Copy exactly, and only, the lines between the start of the entries below and the line containing "ax.set_ylim(len(categories) - 0.5, -0.5)", both inclusive. Omit pictures.

* [Provided records]:
= = = = =

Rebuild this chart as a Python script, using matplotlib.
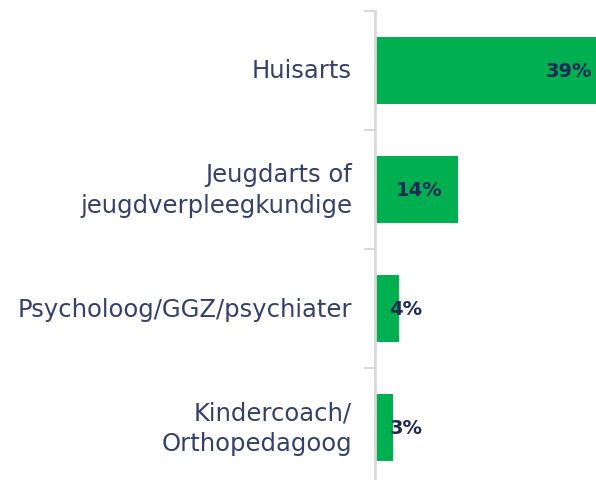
import matplotlib
matplotlib.use('Agg')
import matplotlib.pyplot as plt
import numpy as np

# Data
categories = ['Huisarts', 'Jeugdarts of\njeugdverpleegkundige',
              'Psycholoog/GGZ/psychiater', 'Kindercoach/\nOrthopedagoog']
values = [39, 14, 4, 3]

green = '#00B050'
label_color = '#34406A'
value_color = '#1F2A55'
axis_gray = '#D9D9D9'

fig = plt.figure(figsize=(5.96, 4.81), dpi=100)
ax = fig.add_axes([375 / 596, -7 / 481, 221 / 596, 476 / 481])

xmax = 37.3  # the longest bar runs past the right edge
y = np.arange(len(categories))
ax.barh(y, values, height=0.57, color=green, zorder=2)
ax.set_xlim(0, xmax)
ax.set_ylim(len(categories) - 0.5, -0.5)

# value labels
for yi, v in zip(y, values):
    if v > 30:
        ax.text(min(v, xmax) - 0.7, yi, f'{v}%', ha='right', va='center',
                fontsize=14, fontweight='bold', color=value_color, zorder=3)
    else:
        ax.text(max(v / 2 + 0.5, 5.25), yi, f'{v}%', ha='center', va='center',
                fontsize=14, fontweight='bold', color=value_color, zorder=3)

# category labels
for yi, c in zip(y, categories):
    ax.text(-23 / 221 * xmax, yi, c, ha='right', va='center', fontsize=17.5,
            color=label_color, linespacing=1.35)

for s in ['top', 'right', 'bottom']:
    ax.spines[s].set_visible(False)
ax.spines['left'].set_color(axis_gray)
ax.spines['left'].set_linewidth(2)
ax.set_xticks([])
ax.set_yticks(np.arange(len(categories) + 1) - 0.5)
ax.set_yticklabels([])
ax.tick_params(axis='y', length=8, width=1.5, color=axis_gray)

fig.savefig('out.png', dpi=100)
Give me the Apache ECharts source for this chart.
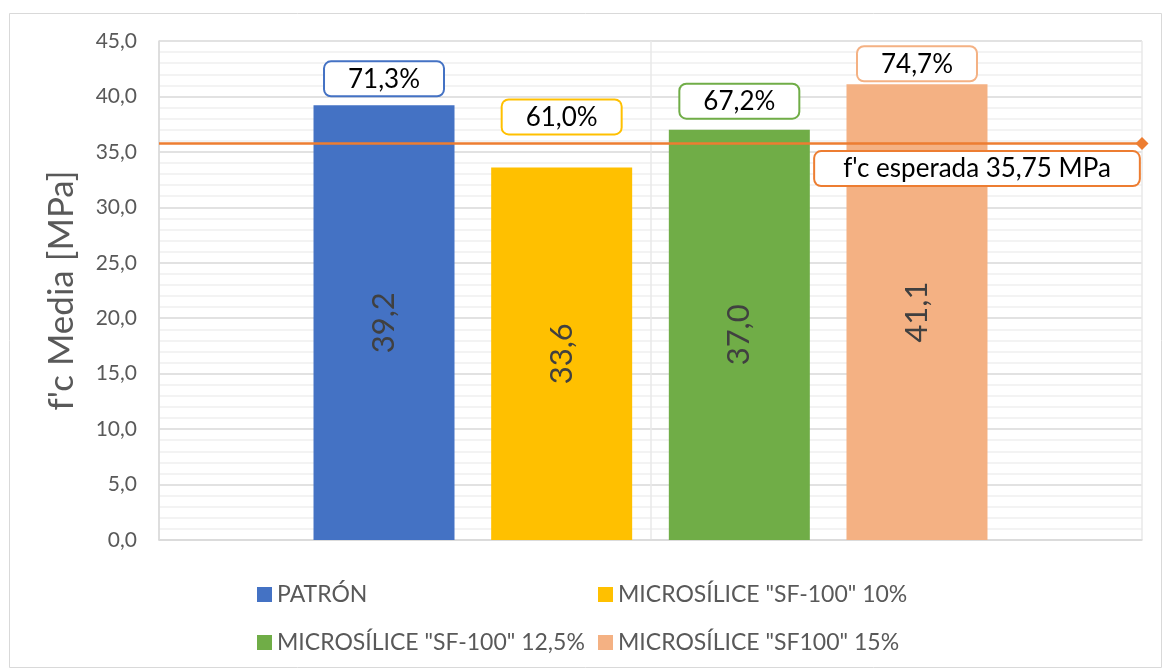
<!DOCTYPE html>
<html>
<head>
<meta charset="utf-8">
<script src="https://cdn.jsdelivr.net/npm/echarts@6/dist/echarts.min.js"></script>
<style>
html,body{margin:0;padding:0;background:#fff;}
#chart{width:1165px;height:671px;}
</style>
</head>
<body>
<div id="chart"></div>
<script>
// ---- data ----
var seriesNames = ['PATRÓN', 'MICROSÍLICE "SF-100" 10%', 'MICROSÍLICE "SF-100" 12,5%', 'MICROSÍLICE "SF100" 15%'];
var strengthValues = [39.2, 33.6, 37.0, 41.1];          // f'c media [MPa]
var percentValues = [71.3, 61.0, 67.2, 74.7];           // % labels
var expectedStrength = 35.75;                            // f'c esperada
var expectedLabel = "f'c esperada 35,75 MPa";
var yTicks = { min: 0, max: 45, interval: 5 };

// ---- styles ----
var barColors = ['#4472C4', '#FFC000', '#70AD47', '#F4B183'];
var pctDistances = [10, 34, 12, 4];
var FONT = 'Lato';
function fmt(v) { return v.toFixed(1).replace('.', ','); }

var series = [];
seriesNames.forEach(function (name, i) {
  series.push({
    name: name,
    type: 'bar',
    stack: 's' + i,
    barWidth: 141,
    barGap: '26%',
    itemStyle: { color: barColors[i] },
    label: {
      show: true, position: 'inside', rotate: 90,
      fontFamily: FONT, fontSize: 31, color: '#404040',
      formatter: function (p) { return fmt(p.value); }
    },
    data: [strengthValues[i]]
  });
  series.push({
    name: name + ' %',
    type: 'bar',
    stack: 's' + i,
    barWidth: 141,
    barGap: '26%',
    itemStyle: { color: barColors[i] },
    label: {
      show: true, position: 'top', distance: pctDistances[i],
      fontFamily: FONT, fontSize: 26, color: '#000',
      backgroundColor: '#fff', borderColor: barColors[i], borderWidth: 2, borderRadius: 6,
      padding: [4, 23, 3, 23],
      formatter: function () { return fmt(percentValues[i]) + '%'; }
    },
    data: [0]
  });
});

series.push({
  name: 'esperada',
  type: 'line',
  xAxisIndex: 1,
  yAxisIndex: 0,
  lineStyle: { color: '#ED7D31', width: 2.5 },
  itemStyle: { color: '#ED7D31' },
  symbol: 'diamond',
  symbolSize: 13,
  z: 5,
  data: [
    { value: [0, expectedStrength], symbol: 'none' },
    { value: [2, expectedStrength],
      label: {
        show: true, position: 'bottom', distance: 2, offset: [-165, 0],
        fontFamily: FONT, fontSize: 26, color: '#000',
        backgroundColor: '#fff', borderColor: '#ED7D31', borderWidth: 2, borderRadius: 6,
        padding: [4, 28, 3, 28],
        formatter: expectedLabel
      } }
  ]
});

var legendText = { fontFamily: FONT, fontSize: 23, color: '#595959' };
var chart = echarts.init(document.getElementById('chart'));
chart.setOption({
  animation: false,
  backgroundColor: '#fff',
  graphic: [{
    type: 'rect', left: 7, top: 11,
    shape: { width: 1152, height: 654 },
    style: { fill: 'none', stroke: '#d9d9d9', lineWidth: 1 },
    silent: true
  }],
  grid: { left: 159, right: 23, top: 41, bottom: 131 },
  legend: [{
    data: [seriesNames[0], seriesNames[2]],
    orient: 'vertical', left: 252, top: 578, itemGap: 25,
    itemWidth: 15, itemHeight: 15, icon: 'rect',
    textStyle: legendText
  }, {
    data: [seriesNames[1], seriesNames[3]],
    orient: 'vertical', left: 593, top: 578, itemGap: 25,
    itemWidth: 15, itemHeight: 15, icon: 'rect',
    textStyle: legendText
  }],
  xAxis: [{
    type: 'category', data: [''],
    axisLine: { show: true, lineStyle: { color: '#d9d9d9', width: 1.5 } },
    axisTick: { show: false }, axisLabel: { show: false },
    splitLine: { show: false }
  }, {
    type: 'value', min: 0, max: 2, interval: 1, position: 'top',
    axisLine: { show: false }, axisTick: { show: false }, axisLabel: { show: false },
    splitLine: { show: true, lineStyle: { color: '#e8e8e8', width: 1.5 } }
  }],
  yAxis: [{
    type: 'value', min: yTicks.min, max: yTicks.max, interval: yTicks.interval,
    name: "f'c Media [MPa]", nameLocation: 'middle', nameGap: 80,
    nameTextStyle: { fontFamily: FONT, fontSize: 35, color: '#595959' },
    axisLine: { show: true, lineStyle: { color: '#d9d9d9', width: 1.5 } },
    axisTick: { show: false },
    axisLabel: { fontFamily: FONT, fontSize: 21, color: '#595959', margin: 22,
      formatter: function (v) { return fmt(v); } },
    splitLine: { show: true, lineStyle: { color: '#d9d9d9', width: 1.5 } },
    minorTick: { show: false, splitNumber: 5 },
    minorSplitLine: { show: true, lineStyle: { color: '#f0f0f0', width: 1.5 } }
  }],
  series: series
});
</script>
</body>
</html>
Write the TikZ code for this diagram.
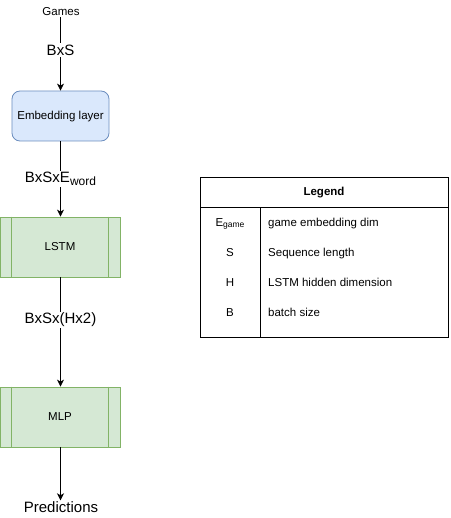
\documentclass[tikz,border=0pt]{standalone}
\usepackage{fontspec}
\setmainfont{Liberation Sans}
\usetikzlibrary{arrows.meta}
\definecolor{embfill}{HTML}{DAE8FC}
\definecolor{embline}{HTML}{6C8EBF}
\definecolor{procfill}{HTML}{D5E8D4}
\definecolor{procline}{HTML}{82B366}
\begin{document}
\begin{tikzpicture}[x=1bp,y=-1bp,
  small/.style={font=\fontsize{11.5bp}{13bp}\selectfont},
  big/.style={font=\fontsize{15bp}{17bp}\selectfont},
  embbox/.style={draw=embline, fill=embfill, line width=0.8bp, rounded corners=8bp,
    minimum width=97bp, minimum height=50bp, inner sep=0pt, small,
    text height=0.72em, text depth=0em},
  procbox/.style={draw=procline, fill=procfill, line width=0.8bp,
    minimum width=120bp, minimum height=60bp, inner sep=0pt, small,
    text height=0.72em, text depth=0em},
  procsep/.style={draw=procline, line width=0.8bp},
  conn/.style={draw=black, line width=0.8bp, -{Stealth[length=7bp,width=7bp,inset=2bp]}},
  lab/.style={fill=white, inner sep=1.5bp, big},
  legline/.style={draw=black, line width=0.8bp},
  legtxt/.style={small, anchor=west, inner sep=0pt, text height=0.72em, text depth=0em},
  legsym/.style={small, inner sep=0pt, text height=0.72em, text depth=0em}]
\useasboundingbox (0,0) rectangle (451,518);

% main chain
\node[small, inner sep=1bp] (games) at (61,12) {Games};
\node[embbox] (emb) at (60.5,116) {Embedding layer};
\node[procbox] (lstm) at (60,247) {LSTM};
\draw[procsep] ([xshift=12bp]lstm.north west) -- ([xshift=12bp]lstm.south west);
\draw[procsep] ([xshift=-12bp]lstm.north east) -- ([xshift=-12bp]lstm.south east);
\node[procbox] (mlp) at (60,417) {MLP};
\draw[procsep] ([xshift=12bp]mlp.north west) -- ([xshift=12bp]mlp.south west);
\draw[procsep] ([xshift=-12bp]mlp.north east) -- ([xshift=-12bp]mlp.south east);
\node[big, inner sep=1bp] (pred) at (61,507) {Predictions};

\draw[conn] (emb.north |- games.south) -- node[lab, pos=0.45] {BxS} (emb.north);
\draw[conn] (emb.south) -- node[lab, pos=0.5] {BxSxE\raisebox{-0.35ex}{\fontsize{12bp}{13bp}\selectfont word}} (emb.south |- lstm.north);
\draw[conn] (emb.south |- lstm.south) -- node[lab, pos=0.39] {BxSx(Hx2)} (emb.south |- mlp.north);
\draw[conn] (emb.south |- mlp.south) -- (emb.south |- pred.north);

% legend
\node[draw=black, line width=0.8bp, minimum width=248bp, minimum height=160bp, inner sep=0pt] (legend) at (324,257) {};
\coordinate (hdrL) at (200,207);
\coordinate (hdrR) at (448,207);
\draw[legline] (hdrL) -- (hdrR);
\coordinate (vtop) at (260,207);
\draw[legline] (vtop) -- (vtop |- legend.south);
\node[legsym, font=\fontsize{11.5bp}{13bp}\selectfont\bfseries] (legtitle) at (324,192) {Legend};
\node[legsym] (s1) at (230,223) {E\raisebox{-0.15ex}{\fontsize{8.5bp}{9bp}\selectfont game}};
\node[legsym] (s2) at (230,253) {S};
\node[legsym] (s3) at (230,283) {H};
\node[legsym] (s4) at (230,313) {B};
\node[legtxt] (d1) at (268,223) {game embedding dim};
\node[legtxt] (d2) at (268,253) {Sequence length};
\node[legtxt] (d3) at (268,283) {LSTM hidden dimension};
\node[legtxt] (d4) at (268,313) {batch size};
\end{tikzpicture}
\end{document}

= = = = =

* [Expected answer]:
Rebuild this chart as a Python script, using matplotlib.
import matplotlib
matplotlib.use('Agg')
import matplotlib.pyplot as plt
import numpy as np

# Data
categories = ['Huisarts', 'Jeugdarts of\njeugdverpleegkundige',
              'Psycholoog/GGZ/psychiater', 'Kindercoach/\nOrthopedagoog']
values = [39, 14, 4, 3]

green = '#00B050'
label_color = '#34406A'
value_color = '#1F2A55'
axis_gray = '#D9D9D9'

fig = plt.figure(figsize=(5.96, 4.81), dpi=100)
ax = fig.add_axes([375 / 596, -7 / 481, 221 / 596, 476 / 481])

xmax = 37.3  # the longest bar runs past the right edge
y = np.arange(len(categories))
ax.barh(y, values, height=0.57, color=green, zorder=2)
ax.set_xlim(0, xmax)
ax.set_ylim(len(categories) - 0.5, -0.5)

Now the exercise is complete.